I was going to ask that! - the grubs are great as food - just like a big wax worm. Not sure about the beetles as food - but they only live for about 6 months as adult beetles. You need at least six to ensure you get males and females. couple of inches substrate, tall ish tank as they fly quite readily! Anyone know if its okay to feed the beetles to adult leos?


----------



## Carol (Aug 2, 2007)

Hi

I breed them, I've got them in a glass tank on top on one of my vivs for the heat and they are doing very well, I feed them apples.


----------



## Alice (Apr 30, 2007)

they're quite pretty beetles. How quickly do they breed and how many offspring do they have? What size tank do you have for yours? sorry for all the questions. :blush: I gave a grub to my Beardie today and he loved it. I've trawled the net but can't find any info on the nutritional value of these grubs. I'd imagine they have good gut loading potential though because they eat so much.


----------



## Carol (Aug 2, 2007)

I have a big glass fish tank on top of one of my BD viv's for the heat and they also need light,I have top soil and bark in the tank, you need to keep it damp, you do need a lid mine in made from mesh, because they can fly.

I buy about six tubs of bugs each month at the moment some are for food the rest I let breed, I let them get on with it, I have seen mating and I have seen little ones.







Click on the pic for a better look.

They are good to look at.

If you need any more help just get back to me.

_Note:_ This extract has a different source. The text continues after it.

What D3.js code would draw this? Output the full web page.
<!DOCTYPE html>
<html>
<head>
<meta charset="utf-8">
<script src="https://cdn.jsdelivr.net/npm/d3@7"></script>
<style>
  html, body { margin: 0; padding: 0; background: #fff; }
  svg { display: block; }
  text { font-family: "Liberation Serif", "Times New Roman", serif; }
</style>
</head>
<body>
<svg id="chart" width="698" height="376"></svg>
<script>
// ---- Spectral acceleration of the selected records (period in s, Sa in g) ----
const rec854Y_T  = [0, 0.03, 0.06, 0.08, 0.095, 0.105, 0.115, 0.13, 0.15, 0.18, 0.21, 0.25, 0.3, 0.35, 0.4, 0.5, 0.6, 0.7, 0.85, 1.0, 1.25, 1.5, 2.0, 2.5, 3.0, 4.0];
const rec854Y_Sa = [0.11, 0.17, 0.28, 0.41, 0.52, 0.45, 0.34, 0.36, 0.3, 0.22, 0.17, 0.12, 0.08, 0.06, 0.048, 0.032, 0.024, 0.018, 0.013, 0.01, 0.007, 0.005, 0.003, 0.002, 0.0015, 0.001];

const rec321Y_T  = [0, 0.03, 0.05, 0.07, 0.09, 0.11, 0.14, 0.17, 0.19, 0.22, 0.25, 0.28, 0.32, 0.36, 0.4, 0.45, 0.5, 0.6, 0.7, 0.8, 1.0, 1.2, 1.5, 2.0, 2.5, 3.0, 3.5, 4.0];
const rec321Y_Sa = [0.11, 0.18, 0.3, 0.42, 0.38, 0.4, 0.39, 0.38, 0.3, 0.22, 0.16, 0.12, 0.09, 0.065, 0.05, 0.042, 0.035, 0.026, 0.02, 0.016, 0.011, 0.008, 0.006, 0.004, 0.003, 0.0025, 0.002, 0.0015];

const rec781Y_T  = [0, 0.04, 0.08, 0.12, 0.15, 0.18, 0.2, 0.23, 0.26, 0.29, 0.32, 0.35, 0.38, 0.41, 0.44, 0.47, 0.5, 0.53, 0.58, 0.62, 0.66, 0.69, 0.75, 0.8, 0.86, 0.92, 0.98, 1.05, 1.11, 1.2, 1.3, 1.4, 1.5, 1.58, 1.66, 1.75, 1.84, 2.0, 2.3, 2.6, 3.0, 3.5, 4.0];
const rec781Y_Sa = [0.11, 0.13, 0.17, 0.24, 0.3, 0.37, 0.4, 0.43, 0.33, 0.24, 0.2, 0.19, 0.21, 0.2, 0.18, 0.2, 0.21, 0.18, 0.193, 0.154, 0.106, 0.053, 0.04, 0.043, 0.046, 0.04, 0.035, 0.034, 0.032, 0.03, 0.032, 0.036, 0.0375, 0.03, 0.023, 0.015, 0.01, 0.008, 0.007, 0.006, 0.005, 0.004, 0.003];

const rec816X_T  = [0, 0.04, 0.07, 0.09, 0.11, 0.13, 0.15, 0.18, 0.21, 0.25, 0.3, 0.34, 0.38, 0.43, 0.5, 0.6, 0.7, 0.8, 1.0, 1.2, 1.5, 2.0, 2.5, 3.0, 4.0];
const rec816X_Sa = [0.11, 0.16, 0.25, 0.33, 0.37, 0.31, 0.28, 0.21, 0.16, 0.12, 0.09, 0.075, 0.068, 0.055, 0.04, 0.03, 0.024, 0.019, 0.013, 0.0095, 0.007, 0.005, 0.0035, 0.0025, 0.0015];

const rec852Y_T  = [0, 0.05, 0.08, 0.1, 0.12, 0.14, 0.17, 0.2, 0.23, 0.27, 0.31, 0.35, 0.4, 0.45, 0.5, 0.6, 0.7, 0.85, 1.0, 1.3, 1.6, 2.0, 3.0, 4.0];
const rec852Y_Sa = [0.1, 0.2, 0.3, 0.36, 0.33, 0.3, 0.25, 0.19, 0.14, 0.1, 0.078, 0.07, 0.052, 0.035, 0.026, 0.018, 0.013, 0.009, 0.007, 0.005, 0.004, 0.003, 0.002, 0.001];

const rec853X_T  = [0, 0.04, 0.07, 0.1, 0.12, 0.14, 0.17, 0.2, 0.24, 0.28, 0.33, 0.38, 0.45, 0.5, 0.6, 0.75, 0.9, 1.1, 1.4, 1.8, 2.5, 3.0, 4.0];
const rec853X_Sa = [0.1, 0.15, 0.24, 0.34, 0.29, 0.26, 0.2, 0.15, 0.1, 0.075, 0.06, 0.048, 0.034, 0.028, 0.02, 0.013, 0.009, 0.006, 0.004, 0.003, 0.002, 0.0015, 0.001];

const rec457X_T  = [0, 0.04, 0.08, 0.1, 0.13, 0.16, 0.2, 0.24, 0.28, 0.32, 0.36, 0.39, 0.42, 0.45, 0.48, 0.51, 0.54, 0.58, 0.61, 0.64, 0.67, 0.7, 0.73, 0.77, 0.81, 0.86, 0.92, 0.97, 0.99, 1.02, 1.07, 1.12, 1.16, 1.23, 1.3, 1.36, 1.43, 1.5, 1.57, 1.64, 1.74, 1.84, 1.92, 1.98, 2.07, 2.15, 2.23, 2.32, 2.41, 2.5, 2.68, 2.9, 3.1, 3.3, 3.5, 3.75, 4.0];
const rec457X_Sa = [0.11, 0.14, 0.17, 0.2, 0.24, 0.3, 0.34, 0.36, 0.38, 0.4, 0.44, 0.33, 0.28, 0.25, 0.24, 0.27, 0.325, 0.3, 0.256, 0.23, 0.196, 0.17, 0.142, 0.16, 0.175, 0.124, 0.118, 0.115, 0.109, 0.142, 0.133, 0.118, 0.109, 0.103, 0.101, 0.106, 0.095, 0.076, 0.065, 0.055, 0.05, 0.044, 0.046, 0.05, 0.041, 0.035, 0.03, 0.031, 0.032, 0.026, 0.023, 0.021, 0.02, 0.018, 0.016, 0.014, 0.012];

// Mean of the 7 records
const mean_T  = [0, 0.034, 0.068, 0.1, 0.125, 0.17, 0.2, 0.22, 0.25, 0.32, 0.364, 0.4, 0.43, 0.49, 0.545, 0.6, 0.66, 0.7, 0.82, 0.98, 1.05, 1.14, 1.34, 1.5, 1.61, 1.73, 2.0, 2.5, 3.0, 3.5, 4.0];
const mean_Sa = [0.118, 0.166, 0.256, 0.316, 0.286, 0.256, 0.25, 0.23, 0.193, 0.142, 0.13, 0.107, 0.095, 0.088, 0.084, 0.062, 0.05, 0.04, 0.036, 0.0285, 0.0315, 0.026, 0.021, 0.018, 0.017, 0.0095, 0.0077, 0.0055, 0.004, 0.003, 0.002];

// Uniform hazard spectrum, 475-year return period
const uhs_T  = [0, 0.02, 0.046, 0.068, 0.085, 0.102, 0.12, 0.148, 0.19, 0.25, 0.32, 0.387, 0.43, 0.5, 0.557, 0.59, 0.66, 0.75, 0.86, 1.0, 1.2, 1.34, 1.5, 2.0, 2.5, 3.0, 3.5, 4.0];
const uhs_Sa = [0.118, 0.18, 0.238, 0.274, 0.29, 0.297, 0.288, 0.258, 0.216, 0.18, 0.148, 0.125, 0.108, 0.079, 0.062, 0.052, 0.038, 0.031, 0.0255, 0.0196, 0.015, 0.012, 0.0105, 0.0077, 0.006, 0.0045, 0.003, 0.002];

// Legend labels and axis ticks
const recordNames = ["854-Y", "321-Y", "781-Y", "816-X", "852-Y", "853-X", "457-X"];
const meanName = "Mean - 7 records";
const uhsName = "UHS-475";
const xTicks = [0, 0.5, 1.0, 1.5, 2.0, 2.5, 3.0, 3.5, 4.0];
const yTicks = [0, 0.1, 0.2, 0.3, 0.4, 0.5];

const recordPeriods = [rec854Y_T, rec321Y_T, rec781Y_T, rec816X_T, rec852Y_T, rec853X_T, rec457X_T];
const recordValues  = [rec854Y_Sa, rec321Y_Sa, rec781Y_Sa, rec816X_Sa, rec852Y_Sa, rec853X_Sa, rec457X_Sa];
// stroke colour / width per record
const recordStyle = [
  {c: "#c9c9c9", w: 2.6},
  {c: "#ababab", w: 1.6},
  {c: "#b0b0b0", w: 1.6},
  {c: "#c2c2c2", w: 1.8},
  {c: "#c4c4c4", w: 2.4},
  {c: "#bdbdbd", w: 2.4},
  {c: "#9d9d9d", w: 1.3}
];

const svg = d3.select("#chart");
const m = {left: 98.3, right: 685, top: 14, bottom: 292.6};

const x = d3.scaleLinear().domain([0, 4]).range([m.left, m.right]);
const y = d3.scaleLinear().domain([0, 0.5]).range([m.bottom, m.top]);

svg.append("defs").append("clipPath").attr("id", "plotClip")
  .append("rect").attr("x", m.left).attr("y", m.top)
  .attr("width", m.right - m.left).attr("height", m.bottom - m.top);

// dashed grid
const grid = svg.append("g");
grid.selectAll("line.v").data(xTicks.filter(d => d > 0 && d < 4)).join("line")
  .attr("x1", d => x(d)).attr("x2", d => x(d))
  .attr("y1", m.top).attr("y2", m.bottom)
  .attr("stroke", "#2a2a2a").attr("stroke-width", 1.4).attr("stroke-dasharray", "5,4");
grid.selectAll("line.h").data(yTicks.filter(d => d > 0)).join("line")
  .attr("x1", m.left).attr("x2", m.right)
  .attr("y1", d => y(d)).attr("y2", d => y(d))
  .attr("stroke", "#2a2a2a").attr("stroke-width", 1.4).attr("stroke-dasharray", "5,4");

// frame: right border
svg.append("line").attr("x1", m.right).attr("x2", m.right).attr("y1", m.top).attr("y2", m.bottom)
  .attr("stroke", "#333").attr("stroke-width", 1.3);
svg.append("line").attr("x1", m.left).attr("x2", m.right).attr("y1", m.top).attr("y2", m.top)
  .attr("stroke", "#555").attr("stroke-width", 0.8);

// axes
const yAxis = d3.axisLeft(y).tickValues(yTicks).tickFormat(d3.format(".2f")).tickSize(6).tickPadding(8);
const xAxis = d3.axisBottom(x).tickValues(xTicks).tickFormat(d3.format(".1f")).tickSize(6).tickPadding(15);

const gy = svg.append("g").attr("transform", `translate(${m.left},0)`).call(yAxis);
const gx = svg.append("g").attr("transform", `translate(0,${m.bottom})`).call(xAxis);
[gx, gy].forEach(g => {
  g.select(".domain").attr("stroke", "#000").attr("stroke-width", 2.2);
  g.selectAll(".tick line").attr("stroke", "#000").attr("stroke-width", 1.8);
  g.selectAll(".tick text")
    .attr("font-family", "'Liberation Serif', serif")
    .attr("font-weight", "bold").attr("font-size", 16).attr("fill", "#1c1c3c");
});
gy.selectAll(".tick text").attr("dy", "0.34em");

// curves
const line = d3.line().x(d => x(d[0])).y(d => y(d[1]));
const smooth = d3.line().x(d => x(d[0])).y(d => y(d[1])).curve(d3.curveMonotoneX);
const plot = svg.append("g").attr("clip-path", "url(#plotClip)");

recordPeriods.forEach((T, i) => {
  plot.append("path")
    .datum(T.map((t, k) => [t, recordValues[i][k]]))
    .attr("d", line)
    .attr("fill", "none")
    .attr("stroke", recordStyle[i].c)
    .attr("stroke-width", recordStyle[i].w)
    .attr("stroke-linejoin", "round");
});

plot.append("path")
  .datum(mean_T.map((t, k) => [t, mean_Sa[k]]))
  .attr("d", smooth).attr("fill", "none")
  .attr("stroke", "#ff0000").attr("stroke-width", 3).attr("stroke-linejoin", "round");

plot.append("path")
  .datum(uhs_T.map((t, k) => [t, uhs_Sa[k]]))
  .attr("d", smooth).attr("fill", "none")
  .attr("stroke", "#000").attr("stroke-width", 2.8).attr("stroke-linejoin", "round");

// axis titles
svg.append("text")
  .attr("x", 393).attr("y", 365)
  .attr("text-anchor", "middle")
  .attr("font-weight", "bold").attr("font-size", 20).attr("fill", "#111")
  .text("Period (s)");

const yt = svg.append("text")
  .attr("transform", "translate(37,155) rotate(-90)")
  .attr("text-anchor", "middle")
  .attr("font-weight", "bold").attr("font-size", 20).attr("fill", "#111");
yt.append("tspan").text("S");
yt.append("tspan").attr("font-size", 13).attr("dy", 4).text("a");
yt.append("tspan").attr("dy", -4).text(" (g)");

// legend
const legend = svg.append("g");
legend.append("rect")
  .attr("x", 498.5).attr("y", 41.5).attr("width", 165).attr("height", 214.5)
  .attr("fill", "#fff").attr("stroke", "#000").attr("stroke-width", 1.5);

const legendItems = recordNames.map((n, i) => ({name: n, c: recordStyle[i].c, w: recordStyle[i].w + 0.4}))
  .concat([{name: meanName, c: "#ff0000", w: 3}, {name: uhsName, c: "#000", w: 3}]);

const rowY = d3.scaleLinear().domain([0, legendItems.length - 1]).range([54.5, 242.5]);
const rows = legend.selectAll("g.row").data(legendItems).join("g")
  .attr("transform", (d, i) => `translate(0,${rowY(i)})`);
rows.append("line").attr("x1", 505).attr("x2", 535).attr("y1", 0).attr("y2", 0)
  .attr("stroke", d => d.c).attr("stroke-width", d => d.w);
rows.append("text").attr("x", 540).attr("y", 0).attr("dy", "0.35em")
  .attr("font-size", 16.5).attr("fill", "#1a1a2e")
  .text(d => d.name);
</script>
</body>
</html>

I hope this has helped you.


----------



## Alice (Apr 30, 2007)

that's brill. thanks carol, i'll give it a go. : victory:


----------



## mEOw (Dec 28, 2006)

they are very easy to keep and breed, love broccoli, apple, courgette, etc etc.. beetles are no good as food because they taste horrid (secrete some sort of nasty tasting stuff to put things off eating them) but the grubs seem to go down a treat.. also although they can fly they dont tend to, i have yet to see one fly and we have handled them when moveing them from one tub to another, showing people, takeing macro shots of them, etc. 
worth noting they do really need a small amount of moss and bark in their tank in order to change into beetles (cant remember the technical term for it). they use it to build their cocoon(sp?)
Owen


----------